Pero un día, tan lejano, y al presente, aparecieron voces que olvidaron, o a propósito hoy me lo cuestiono si no fue así, creció una oscura manera de orientar la vida del pueblo con una visión populista, demagógica, facilista, regalona, prebendaria que fue quirúrgicamente obturando aquella cultura que menciono al principio. Y una neblina fue empañando lo que se insinuaba como el germen de un país que cualquier ciudadano normal quería para todos; sano, puro, sin mañas; aunque en el fondo la sangre fuera extranjera. Y nos quisieron hacer creer que venían a traer mejores condiciones de vida, a reconquistar derechos, a facilitarnos las cosas con un axioma o relato (vaya a saber) impulsado por un supuesto providencial líder y su esposa (Perón/Evita) que fue metódicamente cambiando la mentalidad de aquel pueblo que venía de mamar otra manera de ver la vida y el progreso para una nación. Y a los entonces niños nos cambiaron el libreto. Y tuvimos que consumir (palabra suave, por ser respetuoso) en la primaria los libritos adoctrinadores del régimen, donde a la figura de la pareja en cuestión se los trataba, poco menos como dioses; casi un sustituto de papá o mamá. Con su texto berreta, infumable. El Upa (Vigil), al canasto. Y en la secundaria me “tragué” “La razón de mi Vida” (autobiografía) exaltando la figura de la primera dama. Aclaro, en mi experiencia personal y vía una profesora ultra peronista, si no la sabía de pé a pa no había eximición posible. Diciembre o marzo, era el destino.

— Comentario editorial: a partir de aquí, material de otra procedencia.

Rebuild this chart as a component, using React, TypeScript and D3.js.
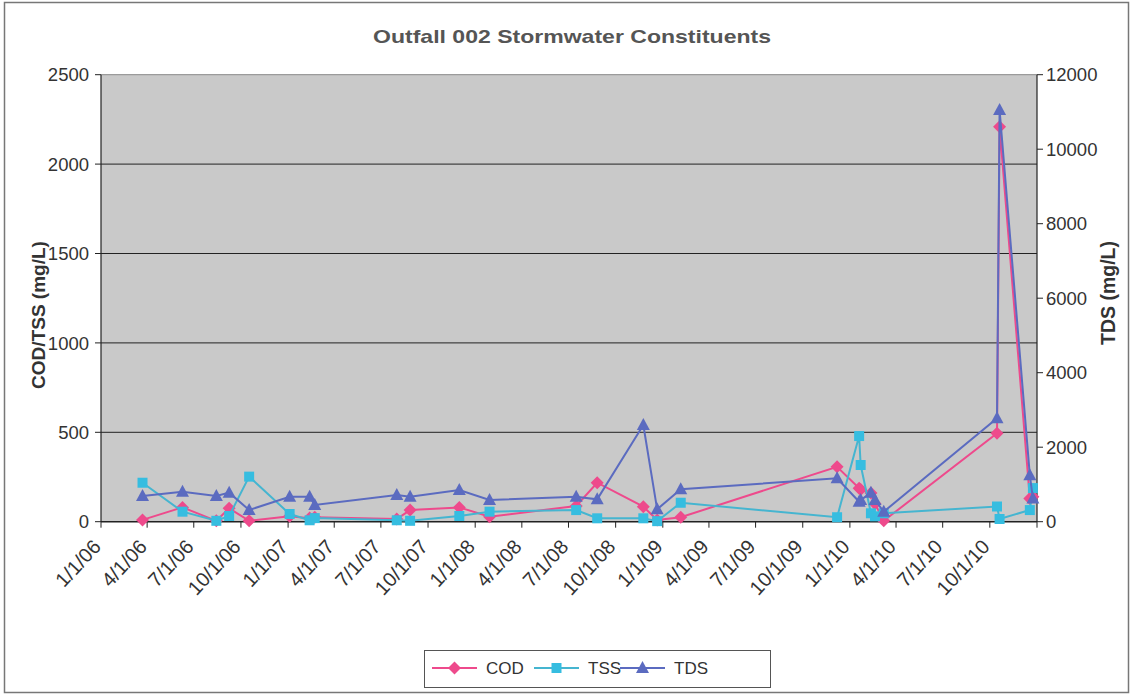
import React from "react";
import * as d3 from "d3";

// Sampling dates of the outfall stormwater grabs
const sampleDates = [
  "2006-03-23", "2006-06-09", "2006-08-14", "2006-09-08", "2006-10-17",
  "2007-01-04", "2007-02-12", "2007-02-22", "2007-08-01", "2007-08-27",
  "2007-12-01", "2008-01-29", "2008-07-16", "2008-08-26", "2008-11-24",
  "2008-12-21", "2009-02-05", "2009-12-07", "2010-01-19", "2010-01-22",
  "2010-02-11", "2010-02-19", "2010-03-08", "2010-10-15", "2010-10-20",
  "2010-12-18", "2010-12-24",
];

// Chemical oxygen demand, mg/L
const cod = [
  10, 80, 5, 75, 5, 30, 20, 25, 15, 65, 80, 28, 88, 218, 84, 10, 25, 307,
  187, 180, 160, 100, 5, 494, 2209, 130, 140,
];

// Total suspended solids, mg/L
const tss = [
  218, 56, 5, 32, 252, 43, 8, 20, 8, 5, 32, 56, 65, 19, 19, 3, 106, 25,
  479, 317, 47, 30, 47, 85, 15, 65, 188,
];

// Total dissolved solids, mg/L
const tds = [
  690, 805, 690, 780, 314, 670, 670, 450, 717, 670, 851, 583, 670, 600,
  2596, 333, 870, 1165, 537, 580, 779, 583, 268, 2776, 11054, 1250, 620,
];

const xTickLabels = [
  "1/1/06", "4/1/06", "7/1/06", "10/1/06", "1/1/07", "4/1/07", "7/1/07",
  "10/1/07", "1/1/08", "4/1/08", "7/1/08", "10/1/08", "1/1/09", "4/1/09",
  "7/1/09", "10/1/09", "1/1/10", "4/1/10", "7/1/10", "10/1/10",
];
const leftTicks = [0, 500, 1000, 1500, 2000, 2500];
const rightTicks = [0, 2000, 4000, 6000, 8000, 10000, 12000];

const W = 1135;
const H = 698;
const plot = { left: 101, right: 1037, top: 74.7, bottom: 521.7 };

const FONT = "'Liberation Sans', Arial, sans-serif";
const TEXT = "#333";

const COLORS = { cod: "#ee4a8c", tss: "#36bde0", tds: "#5b6bc0" };
const LINE_COLORS = { cod: "#ee4a8c", tss: "#45b5d0", tds: "#5b6bc0" };

const parseDate = d3.timeParse("%Y-%m-%d");
const parseTick = d3.timeParse("%-m/%-d/%y");

const dates = sampleDates.map((s) => parseDate(s) as Date);
const tickDates = xTickLabels.map((s) => parseTick(s) as Date);

const x = d3
  .scaleTime()
  .domain([new Date(2006, 0, 1), new Date(2011, 0, 1)])
  .range([plot.left, plot.right]);
const yLeft = d3.scaleLinear().domain([0, 2500]).range([plot.bottom, plot.top]);
const yRight = d3.scaleLinear().domain([0, 12000]).range([plot.bottom, plot.top]);

const allTickDates = [...tickDates, new Date(2011, 0, 1)];

type Shape = "diamond" | "square" | "triangle";
const markerPath: Record<Shape, string> = {
  diamond: "M0,-6.5L6.5,0L0,6.5L-6.5,0Z",
  square: "M-5,-5H5V5H-5Z",
  triangle: "M0,-7L6.5,5L-6.5,5Z",
};

function Series({
  values,
  scale,
  color,
  lineColor,
  shape,
}: {
  values: number[];
  scale: d3.ScaleLinear<number, number>;
  color: string;
  lineColor: string;
  shape: Shape;
}) {
  const pts = values.map((v, i) => [x(dates[i]), scale(v)] as [number, number]);
  const line = d3.line()(pts) || "";
  return (
    <g>
      <path d={line} fill="none" stroke={lineColor} strokeWidth={2} />
      {pts.map(([px, py], i) => (
        <path key={i} d={markerPath[shape]} transform={`translate(${px},${py})`} fill={color} />
      ))}
    </g>
  );
}

export default function App() {
  const legendItems: { label: string; color: string; lineColor: string; shape: Shape; x: number }[] = [
    { label: "COD", color: COLORS.cod, lineColor: LINE_COLORS.cod, shape: "diamond", x: 432 },
    { label: "TSS", color: COLORS.tss, lineColor: LINE_COLORS.tss, shape: "square", x: 534 },
    { label: "TDS", color: COLORS.tds, lineColor: LINE_COLORS.tds, shape: "triangle", x: 620 },
  ];
  return (
    <svg
      width={W}
      height={H}
      style={{ position: "absolute", left: 0, top: 0, background: "#fff" }}
      fontFamily={FONT}
    >
      <rect x={0} y={0} width={W} height={H} fill="#fff" />
      <rect x={4.5} y={2.5} width={1124} height={690} fill="none" stroke="#777" strokeWidth={1.5} />

      <text
        x={572}
        y={43}
        textAnchor="middle"
        fontSize={19}
        fontWeight="bold"
        fill="#555"
        textLength={398}
        lengthAdjust="spacingAndGlyphs"
      >
        Outfall 002 Stormwater Constituents
      </text>

      {/* plot area */}
      <rect
        x={plot.left}
        y={plot.top}
        width={plot.right - plot.left}
        height={plot.bottom - plot.top}
        fill="#c9c9c9"
      />
      {leftTicks.slice(1).map((t) => (
        <line
          key={t}
          x1={plot.left}
          x2={plot.right}
          y1={yLeft(t)}
          y2={yLeft(t)}
          stroke={t === 2500 ? "#888" : "#222"}
          strokeWidth={1}
        />
      ))}

      {/* left axis */}
      <line x1={plot.left} x2={plot.left} y1={plot.top} y2={plot.bottom} stroke="#222" strokeWidth={1.2} />
      {leftTicks.map((t) => (
        <g key={t}>
          <line x1={plot.left - 6} x2={plot.left} y1={yLeft(t)} y2={yLeft(t)} stroke="#222" />
          <text x={plot.left - 12} y={yLeft(t)} dy="0.36em" textAnchor="end" fontSize={18.5} fill={TEXT}>
            {t}
          </text>
        </g>
      ))}
      <text
        transform={`translate(45,315) rotate(-90)`}
        textAnchor="middle"
        fontSize={19}
        fontWeight="bold"
        fill={TEXT}
      >
        COD/TSS (mg/L)
      </text>

      {/* right axis */}
      <line x1={plot.right} x2={plot.right} y1={plot.top} y2={plot.bottom} stroke="#222" strokeWidth={1.2} />
      {rightTicks.map((t) => (
        <g key={t}>
          <line x1={plot.right} x2={plot.right + 6} y1={yRight(t)} y2={yRight(t)} stroke="#222" />
          <text x={plot.right + 9} y={yRight(t)} dy="0.36em" textAnchor="start" fontSize={18.5} fill={TEXT}>
            {t}
          </text>
        </g>
      ))}
      <text
        transform={`translate(1115,293) rotate(-90)`}
        textAnchor="middle"
        fontSize={19.5}
        fontWeight="bold"
        fill={TEXT}
      >
        TDS (mg/L)
      </text>

      {/* bottom axis */}
      <line x1={plot.left} x2={plot.right} y1={plot.bottom} y2={plot.bottom} stroke="#222" strokeWidth={1.5} />
      {allTickDates.map((d, i) => (
        <line key={i} x1={x(d)} x2={x(d)} y1={plot.bottom} y2={plot.bottom + 6} stroke="#222" />
      ))}
      {tickDates.map((d, i) => (
        <text
          key={i}
          transform={`translate(${x(d) + 1},${plot.bottom + 26}) rotate(-47)`}
          textAnchor="end"
          fontSize={20}
          fill={TEXT}
        >
          {xTickLabels[i]}
        </text>
      ))}

      <Series values={cod} scale={yLeft} color={COLORS.cod} lineColor={LINE_COLORS.cod} shape="diamond" />
      <Series values={tss} scale={yLeft} color={COLORS.tss} lineColor={LINE_COLORS.tss} shape="square" />
      <Series values={tds} scale={yRight} color={COLORS.tds} lineColor={LINE_COLORS.tds} shape="triangle" />

      {/* legend */}
      <rect x={424.5} y={650.5} width={346} height={37} fill="#fff" stroke="#555" />
      {legendItems.map((it) => (
        <g key={it.label}>
          <line x1={it.x} x2={it.x + 45} y1={668} y2={668} stroke={it.lineColor} strokeWidth={2} />
          <path d={markerPath[it.shape]} transform={`translate(${it.x + 22.5},668)`} fill={it.color} />
          <text x={it.x + 54} y={668} dy="0.36em" fontSize={17} fill={TEXT}>
            {it.label}
          </text>
        </g>
      ))}
    </svg>
  );
}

Luego, en la decadencia, vendrían los discursos del odio, el resentimiento, la rebeldía que trae el ocaso de los autoritarios (vuelvo a ser generoso en la calificación por respeto a quien no puede defenderse). Y esta semana, frente a la supuesta defensa de la Universidad Pública, viendo el bochorno de los discursos, el maltrato a los que piensan distinto, las amenazas, agresiones y promesas de muerte (muy grave), la defensa de principios alejados de la realidad que se sustancia, en gran parte del nuevo discurso fanático, no pude menos que sentir un golpe bajo emocional y refractario a aquel lejano tiempo donde nos imponían “consignas” que en nada ayudaban al nacimiento de lo nuevo. El discurso del odio descarnado, agresivo, patotero, veía la luz, con nombre y apellido. Histórica y despóticamente continuado por tantos al día de hoy, de modo nefasto. Y se me va la vida, como a tantos argentinos. Esperando el mañana mejor. Habrá de pasar mucho tiempo, no lo veré quizás, donde muchos como yo, hoy viejos; pero con la esperanza todavía intacta; pues de lo contrario hubiéramos sucumbido hace mucho tiempo. Tenemos el coraje, la fuerza y la dicha de decirles a los jóvenes (rebeldes o pacíficos) no sigan el cuento de que lo pasado fue el cielo y lo porvenir el infierno. Sean auténticos, nunca se alejen de la única verdad: ser los mejores, por convicción y no por arreamiento como borregos. Y de paso, si les queda tiempo, repasen la historia de los últimos 80 años, con sus luces (tenues) y con sombras (profundas). Esta síntesis, es eso, no me la contó nadie, la viví. Todo es posible todavía; aunque el odio y el desprecio estén en su mejor momento por los cultores y seguidores (con aprovechamiento necrológico) de aquel antiguo y desteñido líder y su esposa. Hoy y aquí, de nuevo, dos bandos. ¿Para un triste final? Veremos. Dejo constancia (mi parecer), que en el interín, en esta Argentina manoseada, los hubo algo mejores y peores, según se mire; ¡por si acaso!